In a phone call on Friday, she said: “I will say for the record that my father was severely beaten in Catholic foster homes and I am an atheist. My father was orphaned at age 4, sent to live in Catholic foster homes and severely beaten until he ran away at age 14.”
She added: “My husband is an ex-Catholic and he’s not offended by my tweets.”
She declined further comment.
After reviewing some of Donegan’s Twitter posts, the Catholic Diocese of Arlington issued a statement of disappointment in Northam.
“Governor Northam’s appointment of Gail Gordon Donegan to the Virginia Council on Women is disappointing, particularly given her documented use of social media to offend members of the Catholic faith,” Billy Atwell, chief communications officer for the diocese, said in the statement.
“Ms. Gordon Donegan has a record of ridiculing Catholic beliefs and practices and trafficking in stereotypes that would disqualify her from this role had they targeted any other category of persons. Her statements are offensive to human dignity and fail to reflect the depth of character one would expect of a leader in our Commonwealth.”

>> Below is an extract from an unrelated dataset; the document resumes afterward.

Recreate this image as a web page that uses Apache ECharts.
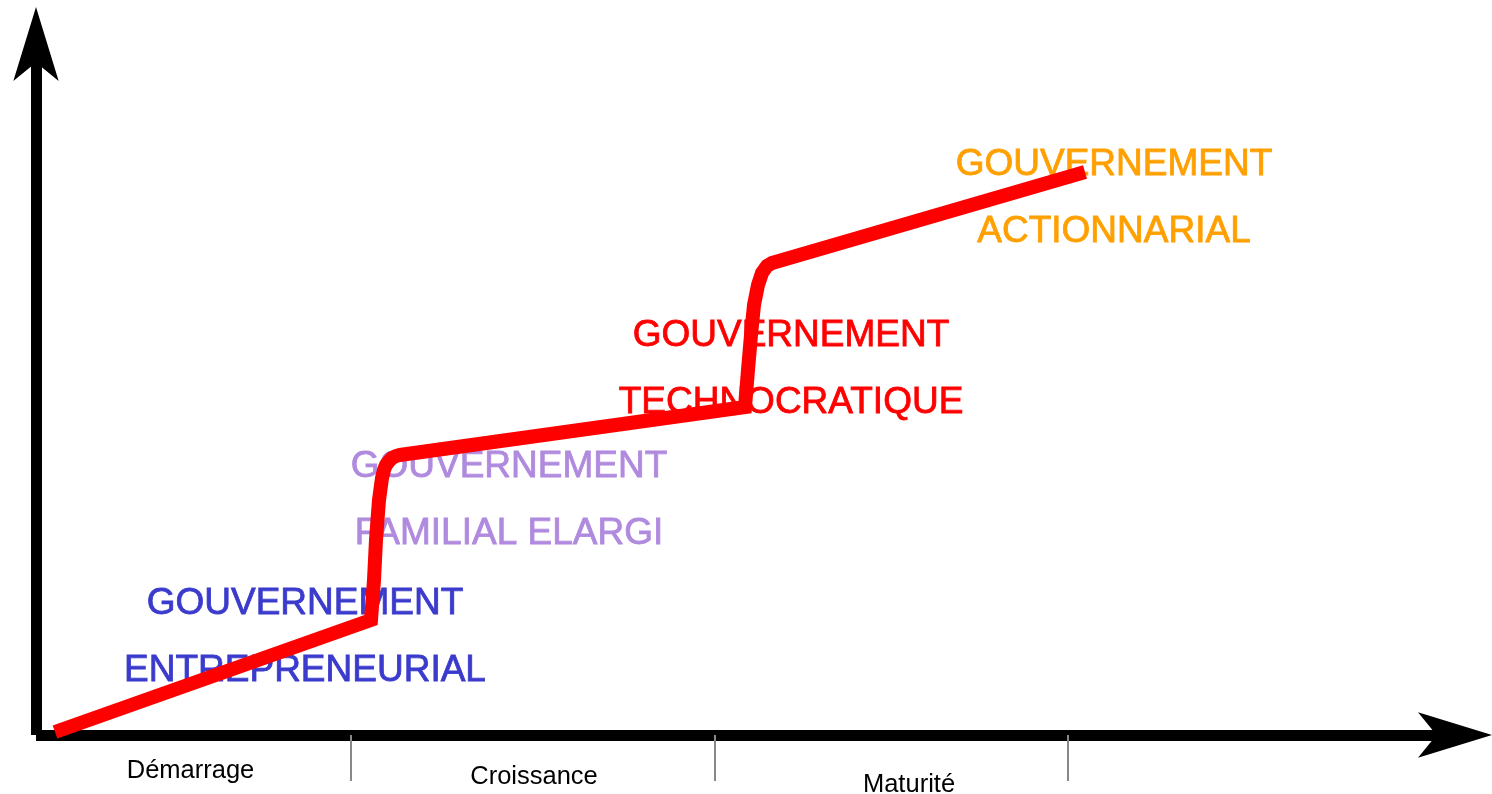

Deborah Cox, a spokeswoman for the Catholic Diocese of Richmond, issued a statement saying the postings “are extremely offensive to Catholics and the Catholic faith. … We would expect anyone appointed to a council or commission for the Commonwealth to be respectful of all faith groups and civil in his or her public comments — including social media — given their status as a representative of the Commonwealth, appointed by the governor.”
Among many derogatory public postings on Twitter going back to 2009, Donegan tweeted “F— YOU!” at Sen. Mark Warner, D-Va., and in 2010; wrote “Abortion is morally indefensible to Catholic priests bcuz it results in fewer children to rape.”
She also has sent tweets using vulgar and derogatory language about African-American political philosopher Cornel West; former Republican congresswomen Barbara Comstock of Virginia and Michele Bachmann of Minnesota; state Sen. Glen Sturtevant, R-Chesterfield; Democratic presidential candidate Bernie Sanders and his supporters; the Boy Scouts and Vanity Fair editor in chief Radkiha Jones.
Donegan retweeted a tweet in 2010 that said Christmas is “the one time of year the Catholic Church is allowed to focus on a little boy.”
In response to a 2011 news story about Catholics in New York being subjected to Hepatitis A by taking communion on Christmas, Donegan wrote “LOLz.”
Donegan’s appointment was announced Aug. 16 in what was a weekly batch of appointments announced by the governor’s office, which names about 900 people annually to state boards and commissions.
The Secretary of the Commonwealth’s website says serving on a state board or commission is an honor and a privilege, but applicants should be aware that “in an open and democratic government, the activities of boards and commissions are subject to public and press scrutiny.”